INSTRUCTIONS FOR THE TASK>
Identify and reproduce every line holding the string "this".

DATASET RECORDS>

-----

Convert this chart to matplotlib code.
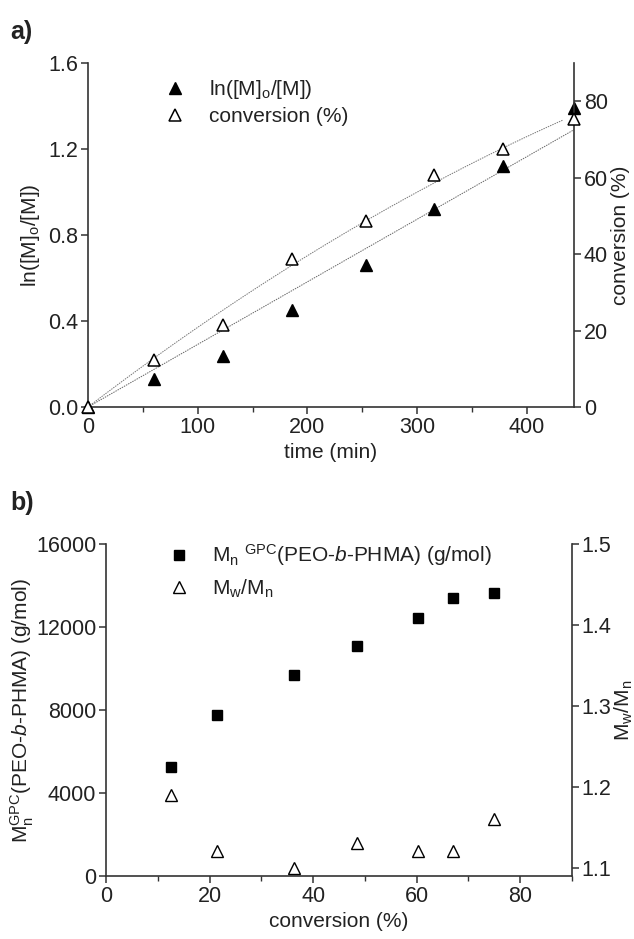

-----

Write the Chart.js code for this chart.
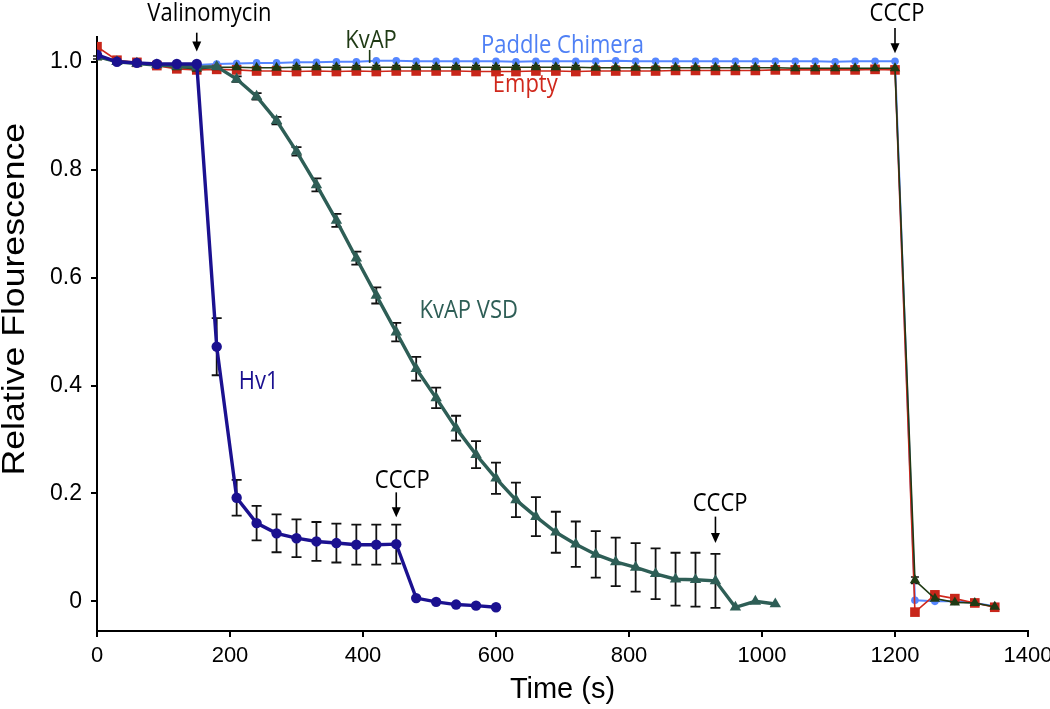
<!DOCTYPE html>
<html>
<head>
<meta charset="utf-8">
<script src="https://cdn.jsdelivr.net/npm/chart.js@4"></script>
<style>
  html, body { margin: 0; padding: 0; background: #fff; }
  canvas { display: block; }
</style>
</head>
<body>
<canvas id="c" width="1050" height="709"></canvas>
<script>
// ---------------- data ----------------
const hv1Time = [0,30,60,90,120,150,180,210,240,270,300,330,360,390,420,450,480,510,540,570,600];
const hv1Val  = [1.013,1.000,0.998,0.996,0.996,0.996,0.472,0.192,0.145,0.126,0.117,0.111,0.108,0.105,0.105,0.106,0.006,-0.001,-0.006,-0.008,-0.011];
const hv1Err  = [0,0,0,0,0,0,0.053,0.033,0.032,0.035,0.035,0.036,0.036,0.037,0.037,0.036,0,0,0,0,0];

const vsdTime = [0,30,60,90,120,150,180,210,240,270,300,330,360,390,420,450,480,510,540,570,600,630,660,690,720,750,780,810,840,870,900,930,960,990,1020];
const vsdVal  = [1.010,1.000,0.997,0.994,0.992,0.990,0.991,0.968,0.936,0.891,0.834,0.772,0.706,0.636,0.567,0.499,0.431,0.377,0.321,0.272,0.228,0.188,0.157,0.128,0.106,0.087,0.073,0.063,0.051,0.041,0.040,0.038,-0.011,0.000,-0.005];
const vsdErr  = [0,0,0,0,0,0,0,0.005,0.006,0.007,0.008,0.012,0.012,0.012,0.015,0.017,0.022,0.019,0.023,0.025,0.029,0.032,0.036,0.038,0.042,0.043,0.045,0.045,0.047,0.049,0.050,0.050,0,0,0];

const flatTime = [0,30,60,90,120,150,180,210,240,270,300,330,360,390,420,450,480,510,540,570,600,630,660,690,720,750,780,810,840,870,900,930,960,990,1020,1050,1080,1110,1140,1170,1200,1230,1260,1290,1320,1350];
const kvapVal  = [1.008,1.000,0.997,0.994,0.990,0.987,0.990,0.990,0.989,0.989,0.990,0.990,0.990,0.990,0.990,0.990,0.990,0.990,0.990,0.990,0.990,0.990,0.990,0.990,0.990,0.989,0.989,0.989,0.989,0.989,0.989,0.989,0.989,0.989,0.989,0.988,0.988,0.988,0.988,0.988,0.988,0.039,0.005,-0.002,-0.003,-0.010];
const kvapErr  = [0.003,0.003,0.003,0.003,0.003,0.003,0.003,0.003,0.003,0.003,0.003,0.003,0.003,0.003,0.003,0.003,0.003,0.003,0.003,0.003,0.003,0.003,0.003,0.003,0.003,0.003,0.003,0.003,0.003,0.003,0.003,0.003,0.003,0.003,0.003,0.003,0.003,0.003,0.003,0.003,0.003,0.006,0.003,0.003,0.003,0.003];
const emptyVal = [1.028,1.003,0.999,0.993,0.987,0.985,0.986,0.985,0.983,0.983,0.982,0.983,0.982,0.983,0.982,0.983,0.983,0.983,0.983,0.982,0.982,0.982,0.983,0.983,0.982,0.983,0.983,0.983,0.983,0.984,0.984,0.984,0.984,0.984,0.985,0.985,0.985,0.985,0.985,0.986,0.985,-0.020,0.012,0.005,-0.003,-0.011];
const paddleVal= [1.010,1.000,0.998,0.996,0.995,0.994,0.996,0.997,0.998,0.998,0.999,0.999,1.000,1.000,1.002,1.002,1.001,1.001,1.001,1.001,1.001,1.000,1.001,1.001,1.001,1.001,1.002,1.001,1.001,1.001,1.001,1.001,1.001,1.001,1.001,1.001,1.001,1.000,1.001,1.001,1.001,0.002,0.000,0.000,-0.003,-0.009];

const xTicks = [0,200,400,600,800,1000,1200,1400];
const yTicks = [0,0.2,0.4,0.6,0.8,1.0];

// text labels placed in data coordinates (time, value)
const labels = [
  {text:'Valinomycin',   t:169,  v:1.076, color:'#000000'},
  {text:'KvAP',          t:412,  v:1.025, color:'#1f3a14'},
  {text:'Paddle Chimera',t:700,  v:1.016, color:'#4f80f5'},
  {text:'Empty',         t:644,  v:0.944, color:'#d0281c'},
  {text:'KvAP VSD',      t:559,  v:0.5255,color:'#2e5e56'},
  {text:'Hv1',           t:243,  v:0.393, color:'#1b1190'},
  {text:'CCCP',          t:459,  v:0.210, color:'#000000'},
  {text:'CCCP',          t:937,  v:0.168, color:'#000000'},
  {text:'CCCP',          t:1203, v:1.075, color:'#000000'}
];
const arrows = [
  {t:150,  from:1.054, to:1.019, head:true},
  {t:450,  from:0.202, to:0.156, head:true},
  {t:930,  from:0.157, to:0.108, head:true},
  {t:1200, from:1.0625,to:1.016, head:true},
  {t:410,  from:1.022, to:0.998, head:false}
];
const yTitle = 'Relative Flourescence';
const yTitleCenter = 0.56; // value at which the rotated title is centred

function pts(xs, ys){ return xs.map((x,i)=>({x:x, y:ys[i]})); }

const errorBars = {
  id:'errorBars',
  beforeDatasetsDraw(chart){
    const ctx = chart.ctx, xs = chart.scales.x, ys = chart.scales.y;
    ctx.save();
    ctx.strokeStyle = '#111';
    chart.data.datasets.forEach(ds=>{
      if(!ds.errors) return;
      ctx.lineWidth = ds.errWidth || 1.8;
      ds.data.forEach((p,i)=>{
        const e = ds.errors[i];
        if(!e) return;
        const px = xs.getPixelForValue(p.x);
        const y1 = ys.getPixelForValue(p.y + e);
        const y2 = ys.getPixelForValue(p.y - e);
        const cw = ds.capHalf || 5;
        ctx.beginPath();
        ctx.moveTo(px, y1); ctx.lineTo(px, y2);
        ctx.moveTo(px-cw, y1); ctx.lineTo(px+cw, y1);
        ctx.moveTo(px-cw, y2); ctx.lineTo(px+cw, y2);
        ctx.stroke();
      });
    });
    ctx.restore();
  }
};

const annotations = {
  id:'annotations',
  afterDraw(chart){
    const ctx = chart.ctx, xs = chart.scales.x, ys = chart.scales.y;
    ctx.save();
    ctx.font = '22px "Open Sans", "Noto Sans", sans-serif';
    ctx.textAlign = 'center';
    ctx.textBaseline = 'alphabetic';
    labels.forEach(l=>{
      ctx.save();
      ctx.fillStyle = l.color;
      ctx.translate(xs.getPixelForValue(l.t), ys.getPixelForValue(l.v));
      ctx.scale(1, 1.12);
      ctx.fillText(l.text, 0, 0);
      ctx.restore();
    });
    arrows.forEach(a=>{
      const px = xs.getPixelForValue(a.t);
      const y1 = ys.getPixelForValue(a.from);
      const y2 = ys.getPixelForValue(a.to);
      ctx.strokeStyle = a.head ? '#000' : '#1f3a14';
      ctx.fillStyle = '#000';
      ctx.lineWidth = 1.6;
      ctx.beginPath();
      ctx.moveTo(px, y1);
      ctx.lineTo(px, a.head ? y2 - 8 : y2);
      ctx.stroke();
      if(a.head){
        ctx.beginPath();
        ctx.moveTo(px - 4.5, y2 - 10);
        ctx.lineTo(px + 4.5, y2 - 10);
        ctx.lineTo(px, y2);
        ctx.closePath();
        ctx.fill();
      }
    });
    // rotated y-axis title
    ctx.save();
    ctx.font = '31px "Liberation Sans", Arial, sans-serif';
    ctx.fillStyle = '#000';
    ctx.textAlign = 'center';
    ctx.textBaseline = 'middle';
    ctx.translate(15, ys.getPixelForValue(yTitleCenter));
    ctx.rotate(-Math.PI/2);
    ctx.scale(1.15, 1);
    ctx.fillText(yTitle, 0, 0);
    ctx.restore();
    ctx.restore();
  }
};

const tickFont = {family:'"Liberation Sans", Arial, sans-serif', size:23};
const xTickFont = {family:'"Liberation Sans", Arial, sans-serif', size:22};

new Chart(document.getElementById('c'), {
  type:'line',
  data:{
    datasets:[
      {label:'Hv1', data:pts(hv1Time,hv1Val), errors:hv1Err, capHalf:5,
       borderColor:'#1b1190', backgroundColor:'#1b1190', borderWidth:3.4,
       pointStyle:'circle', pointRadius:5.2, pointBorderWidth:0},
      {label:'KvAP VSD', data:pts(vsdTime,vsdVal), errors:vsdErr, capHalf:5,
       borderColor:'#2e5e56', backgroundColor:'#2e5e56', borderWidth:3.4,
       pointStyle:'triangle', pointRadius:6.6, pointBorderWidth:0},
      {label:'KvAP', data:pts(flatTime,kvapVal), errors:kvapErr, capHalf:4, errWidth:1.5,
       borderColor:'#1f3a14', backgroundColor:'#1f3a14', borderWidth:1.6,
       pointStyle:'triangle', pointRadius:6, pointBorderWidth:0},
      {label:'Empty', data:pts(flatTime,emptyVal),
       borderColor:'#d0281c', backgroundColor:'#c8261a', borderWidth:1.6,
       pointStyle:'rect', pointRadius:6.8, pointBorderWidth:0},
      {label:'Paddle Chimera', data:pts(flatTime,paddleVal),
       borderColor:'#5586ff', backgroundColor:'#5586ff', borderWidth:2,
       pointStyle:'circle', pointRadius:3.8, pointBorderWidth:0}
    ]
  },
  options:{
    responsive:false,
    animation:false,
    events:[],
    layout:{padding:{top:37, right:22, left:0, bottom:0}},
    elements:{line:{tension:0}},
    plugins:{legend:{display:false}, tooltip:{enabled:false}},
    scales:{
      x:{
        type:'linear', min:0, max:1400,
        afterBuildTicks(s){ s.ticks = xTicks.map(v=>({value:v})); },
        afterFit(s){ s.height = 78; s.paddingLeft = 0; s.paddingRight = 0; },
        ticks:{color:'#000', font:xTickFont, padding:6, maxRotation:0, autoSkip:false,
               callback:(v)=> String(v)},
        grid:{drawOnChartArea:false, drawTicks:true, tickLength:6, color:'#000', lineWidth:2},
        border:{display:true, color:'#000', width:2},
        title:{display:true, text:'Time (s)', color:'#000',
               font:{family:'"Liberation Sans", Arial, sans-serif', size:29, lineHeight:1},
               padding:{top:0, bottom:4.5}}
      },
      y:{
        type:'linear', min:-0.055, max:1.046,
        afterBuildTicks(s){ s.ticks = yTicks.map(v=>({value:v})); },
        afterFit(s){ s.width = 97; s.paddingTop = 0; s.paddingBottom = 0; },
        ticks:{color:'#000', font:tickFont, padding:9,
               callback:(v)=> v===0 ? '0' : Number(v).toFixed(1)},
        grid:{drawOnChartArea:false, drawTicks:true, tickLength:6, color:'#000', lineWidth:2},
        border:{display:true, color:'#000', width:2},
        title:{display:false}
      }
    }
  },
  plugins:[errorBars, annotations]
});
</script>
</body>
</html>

-----

PROBLEM SOLUTION>
Convert this chart to matplotlib code.
Write the Chart.js code for this chart.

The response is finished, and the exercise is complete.